Como leemos en la Constitución Conciliar, “la Iglesia, o Reino de Cristo, presente ya como misterio, se desarrolla visiblemente en el mundo por la fuerza divina. Este nacimiento y desarrollo se significan por medio de aquella sangre y aquella agua que salieron del costado abierto de Jesús crucificado” (LG 3). Porque en realidad de aquel Corazón herido del Redentor nació la Iglesia y de él se alimenta, ya que Cristo “se entregó a Sí mismo por ella, para santificarla, purificándola por el agua, en virtud de la palabra de Vida” (Ef 5,25).
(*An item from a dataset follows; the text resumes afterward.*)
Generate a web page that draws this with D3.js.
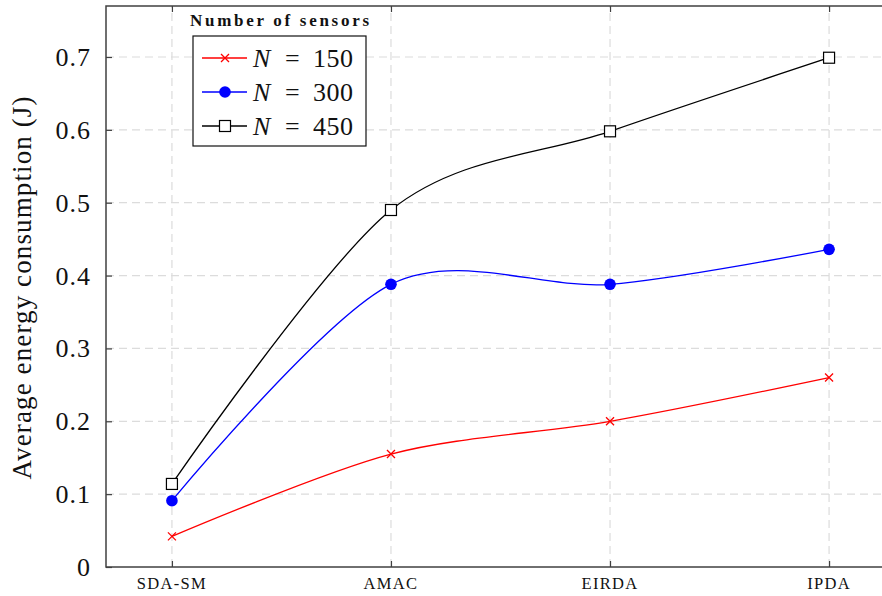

Por esta razón es absolutamente necesario que los fieles rindan culto y veneración, ya con afectos de íntima piedad, ya con públicos obsequios, a aquel Corazón “de cuya plenitud todos hemos recibido” y aprendan de él a ordenar su vida, de modo que responda exactamente a las exigencias de nuestro tiempo. En este Smo. Corazón de Jesús se encuentra el origen y manantial de la misma Sgda. Liturgia, puesto que es “el Templo Santo de Dios”, donde se ofrece el sacrificio de propiciación al Eterno Padre, “de modo que puede salvar perfectamente a cuantos por Él se acercan a Dios” (Hb 7,25). De aquí recibe también la Iglesia el impulso para buscar y emplear todos los medios que sirvan para la unión plena con la Sede de Pedro de todos aquellos hermanos que están separados de nosotros; más aún, para que también aquellos que todavía están al margen del nombre cristiano, “conozcan con nosotros al único Dios y al que Él envió, Jesucristo” (Jn 17,3). Porque, en efecto, el ardor pastoral y misionero se inflama principalmente en los sacerdotes y en los fieles, para trabajar por la gloria divina, cuando mirando el ejemplo de aquella divina caridad que nos mostró Cristo, consagran todo su esfuerzo a comunicar a todos los inagotables tesoros de Cristo.
A nadie se le oculta que tales son los principales objeti-vos que, por divina inspiración, recomienda y alienta en los fieles el Sdo. Concilio; y mientras nos esforzamos por traducir en realidad lo que la esperanza nos propone, hemos de pedir una y otra vez la luz y fuerza necesarias a aquel Salvador Divino, cuyo Corazón traspasado nos inspira tan ardientes deseos de lograrlo.